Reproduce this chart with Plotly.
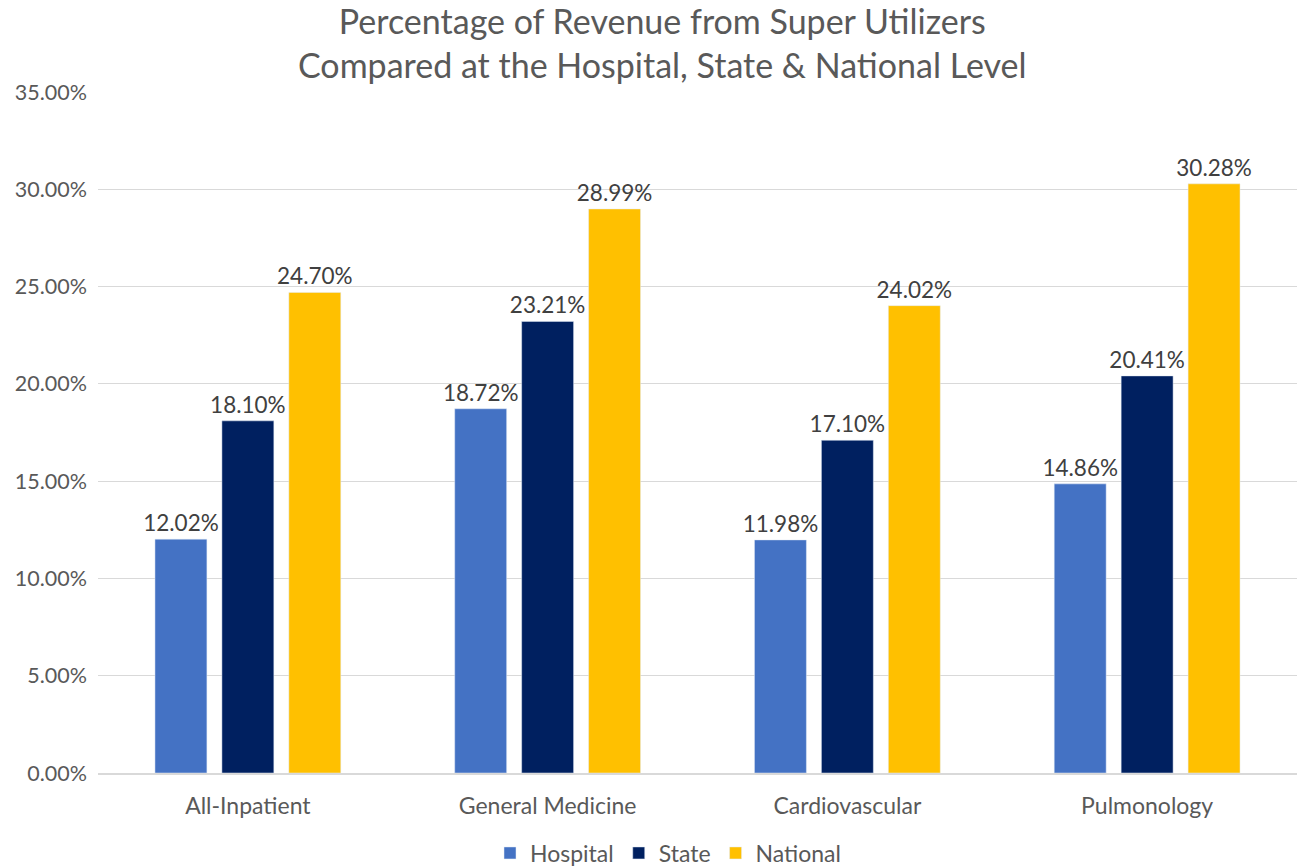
import plotly.graph_objects as go

categories = ["All-Inpatient", "General Medicine", "Cardiovascular", "Pulmonology"]
hospital = [0.1202, 0.1872, 0.1198, 0.1486]
state = [0.1810, 0.2321, 0.1710, 0.2041]
national = [0.2470, 0.2899, 0.2402, 0.3028]

series = [
    ("Hospital", hospital, "#4472C4"),
    ("State", state, "#002060"),
    ("National", national, "#FFC000"),
]

FONT = "Lato, Open Sans, sans-serif"
W, H = 1297, 866
L, R, T = 98, 0, 92
B = H - T - 681

fig = go.Figure()
for name, vals, color in series:
    fig.add_trace(go.Bar(
        name=name, x=categories, y=vals, marker_color=color,
        texttemplate="%{y:.2%}", textposition="outside", cliponaxis=False,
        constraintext="none",
        textfont=dict(size=22.5, color="#404040", family=FONT),
    ))

fig.update_layout(
    width=W, height=H,
    paper_bgcolor="white", plot_bgcolor="white",
    barmode="group", bargap=0.33, bargroupgap=0.224,
    margin=dict(l=L, r=R, t=T, b=B),
    font=dict(family=FONT, color="#595959"),
    legend=dict(
        orientation="h", x=(668 - L) / (W - L - R), xanchor="center",
        yref="container", y=(H - 853) / H, yanchor="middle",
        font=dict(size=23, color="#595959", family=FONT),
        traceorder="normal", itemwidth=30,
    ),
    yaxis=dict(
        range=[0, 0.35], dtick=0.05, tickformat=".2%",
        showgrid=True, gridcolor="#D9D9D9", gridwidth=1.3,
        zeroline=False, showline=False, automargin=False,
        tickfont=dict(size=21.5, color="#595959"), ticks="",
        ticklabelstandoff=10,
    ),
    xaxis=dict(
        showline=True, linecolor="#D9D9D9", linewidth=1.5, automargin=False,
        tickfont=dict(size=23, color="#595959"), ticks="",
        ticklabelstandoff=12,
    ),
    annotations=[dict(
        text="Percentage of Revenue from Super Utilizers<br>Compared at the Hospital, State & National Level",
        xref="paper", yref="paper",
        x=(662 - L) / (W - L - R), y=1 + (T - 42) / (H - T - B),
        xanchor="center", yanchor="middle", showarrow=False,
        font=dict(size=34, color="#595959", family=FONT),
    )],
)

fig.write_html(
    "out.html",
    config={"displayModeBar": False},
    post_script="document.body.style.margin='0';",
)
____
Task brief » Pictures are excluded; extract exactly the lines from the start of the data through the line that holds "B = H - T - 681", both ends included.

Written response »
Reproduce this chart with Plotly.
import plotly.graph_objects as go

categories = ["All-Inpatient", "General Medicine", "Cardiovascular", "Pulmonology"]
hospital = [0.1202, 0.1872, 0.1198, 0.1486]
state = [0.1810, 0.2321, 0.1710, 0.2041]
national = [0.2470, 0.2899, 0.2402, 0.3028]

series = [
    ("Hospital", hospital, "#4472C4"),
    ("State", state, "#002060"),
    ("National", national, "#FFC000"),
]

FONT = "Lato, Open Sans, sans-serif"
W, H = 1297, 866
L, R, T = 98, 0, 92
B = H - T - 681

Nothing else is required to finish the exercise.